Return the whole listing exactly as it stands.
········
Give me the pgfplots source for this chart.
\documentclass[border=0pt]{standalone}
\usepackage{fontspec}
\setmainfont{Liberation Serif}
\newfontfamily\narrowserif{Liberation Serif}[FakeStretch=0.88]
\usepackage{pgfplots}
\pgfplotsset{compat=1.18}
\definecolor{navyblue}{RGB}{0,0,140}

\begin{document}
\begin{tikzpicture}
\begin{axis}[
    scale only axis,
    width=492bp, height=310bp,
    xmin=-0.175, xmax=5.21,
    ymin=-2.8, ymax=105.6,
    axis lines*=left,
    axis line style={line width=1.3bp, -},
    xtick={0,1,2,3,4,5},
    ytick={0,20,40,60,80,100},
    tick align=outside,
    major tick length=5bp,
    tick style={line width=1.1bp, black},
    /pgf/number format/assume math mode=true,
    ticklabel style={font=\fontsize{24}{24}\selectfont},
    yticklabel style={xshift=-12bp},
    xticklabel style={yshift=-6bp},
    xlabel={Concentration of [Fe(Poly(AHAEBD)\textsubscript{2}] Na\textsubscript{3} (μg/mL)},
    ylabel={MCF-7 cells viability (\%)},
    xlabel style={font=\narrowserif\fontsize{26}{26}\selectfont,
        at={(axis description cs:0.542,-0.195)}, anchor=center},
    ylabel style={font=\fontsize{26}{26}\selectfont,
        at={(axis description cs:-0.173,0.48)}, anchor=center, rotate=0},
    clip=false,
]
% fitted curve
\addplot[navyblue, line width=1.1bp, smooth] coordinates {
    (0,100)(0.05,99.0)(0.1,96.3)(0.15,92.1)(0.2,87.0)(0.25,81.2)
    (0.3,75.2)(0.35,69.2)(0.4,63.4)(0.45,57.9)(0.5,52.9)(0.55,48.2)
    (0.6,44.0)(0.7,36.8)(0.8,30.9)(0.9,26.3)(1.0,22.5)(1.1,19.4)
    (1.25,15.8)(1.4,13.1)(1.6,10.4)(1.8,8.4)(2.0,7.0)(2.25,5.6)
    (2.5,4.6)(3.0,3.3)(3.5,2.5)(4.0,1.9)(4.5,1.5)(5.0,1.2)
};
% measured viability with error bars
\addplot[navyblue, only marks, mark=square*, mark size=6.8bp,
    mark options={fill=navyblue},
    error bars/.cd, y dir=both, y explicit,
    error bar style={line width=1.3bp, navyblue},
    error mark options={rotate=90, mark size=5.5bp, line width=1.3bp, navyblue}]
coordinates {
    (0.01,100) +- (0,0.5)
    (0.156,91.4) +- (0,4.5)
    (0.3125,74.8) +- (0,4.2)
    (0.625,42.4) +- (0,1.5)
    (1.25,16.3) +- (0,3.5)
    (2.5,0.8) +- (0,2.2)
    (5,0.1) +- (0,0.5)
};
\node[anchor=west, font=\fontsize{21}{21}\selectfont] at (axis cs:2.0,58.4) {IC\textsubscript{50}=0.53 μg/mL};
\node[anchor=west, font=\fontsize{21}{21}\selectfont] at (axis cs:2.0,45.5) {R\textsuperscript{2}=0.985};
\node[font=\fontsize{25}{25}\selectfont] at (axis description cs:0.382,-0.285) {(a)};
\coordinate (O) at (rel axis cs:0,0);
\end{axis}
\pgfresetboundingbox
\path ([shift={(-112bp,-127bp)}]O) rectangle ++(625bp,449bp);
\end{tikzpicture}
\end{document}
········
▸ Finished task:
Give me the pgfplots source for this chart.
\documentclass[border=0pt]{standalone}
\usepackage{fontspec}
\setmainfont{Liberation Serif}
\newfontfamily\narrowserif{Liberation Serif}[FakeStretch=0.88]
\usepackage{pgfplots}
\pgfplotsset{compat=1.18}
\definecolor{navyblue}{RGB}{0,0,140}

\begin{document}
\begin{tikzpicture}
\begin{axis}[
    scale only axis,
    width=492bp, height=310bp,
    xmin=-0.175, xmax=5.21,
    ymin=-2.8, ymax=105.6,
    axis lines*=left,
    axis line style={line width=1.3bp, -},
    xtick={0,1,2,3,4,5},
    ytick={0,20,40,60,80,100},
    tick align=outside,
    major tick length=5bp,
    tick style={line width=1.1bp, black},
    /pgf/number format/assume math mode=true,
    ticklabel style={font=\fontsize{24}{24}\selectfont},
    yticklabel style={xshift=-12bp},
    xticklabel style={yshift=-6bp},
    xlabel={Concentration of [Fe(Poly(AHAEBD)\textsubscript{2}] Na\textsubscript{3} (μg/mL)},
    ylabel={MCF-7 cells viability (\%)},
    xlabel style={font=\narrowserif\fontsize{26}{26}\selectfont,
        at={(axis description cs:0.542,-0.195)}, anchor=center},
    ylabel style={font=\fontsize{26}{26}\selectfont,
        at={(axis description cs:-0.173,0.48)}, anchor=center, rotate=0},
    clip=false,
]
% fitted curve
\addplot[navyblue, line width=1.1bp, smooth] coordinates {
    (0,100)(0.05,99.0)(0.1,96.3)(0.15,92.1)(0.2,87.0)(0.25,81.2)
    (0.3,75.2)(0.35,69.2)(0.4,63.4)(0.45,57.9)(0.5,52.9)(0.55,48.2)
    (0.6,44.0)(0.7,36.8)(0.8,30.9)(0.9,26.3)(1.0,22.5)(1.1,19.4)
    (1.25,15.8)(1.4,13.1)(1.6,10.4)(1.8,8.4)(2.0,7.0)(2.25,5.6)
    (2.5,4.6)(3.0,3.3)(3.5,2.5)(4.0,1.9)(4.5,1.5)(5.0,1.2)
};
% measured viability with error bars
\addplot[navyblue, only marks, mark=square*, mark size=6.8bp,
    mark options={fill=navyblue},
    error bars/.cd, y dir=both, y explicit,
    error bar style={line width=1.3bp, navyblue},
    error mark options={rotate=90, mark size=5.5bp, line width=1.3bp, navyblue}]
coordinates {
    (0.01,100) +- (0,0.5)
    (0.156,91.4) +- (0,4.5)
    (0.3125,74.8) +- (0,4.2)
    (0.625,42.4) +- (0,1.5)
    (1.25,16.3) +- (0,3.5)
    (2.5,0.8) +- (0,2.2)
    (5,0.1) +- (0,0.5)
};
\node[anchor=west, font=\fontsize{21}{21}\selectfont] at (axis cs:2.0,58.4) {IC\textsubscript{50}=0.53 μg/mL};
\node[anchor=west, font=\fontsize{21}{21}\selectfont] at (axis cs:2.0,45.5) {R\textsuperscript{2}=0.985};
\node[font=\fontsize{25}{25}\selectfont] at (axis description cs:0.382,-0.285) {(a)};
\coordinate (O) at (rel axis cs:0,0);
\end{axis}
\pgfresetboundingbox
\path ([shift={(-112bp,-127bp)}]O) rectangle ++(625bp,449bp);
\end{tikzpicture}
\end{document}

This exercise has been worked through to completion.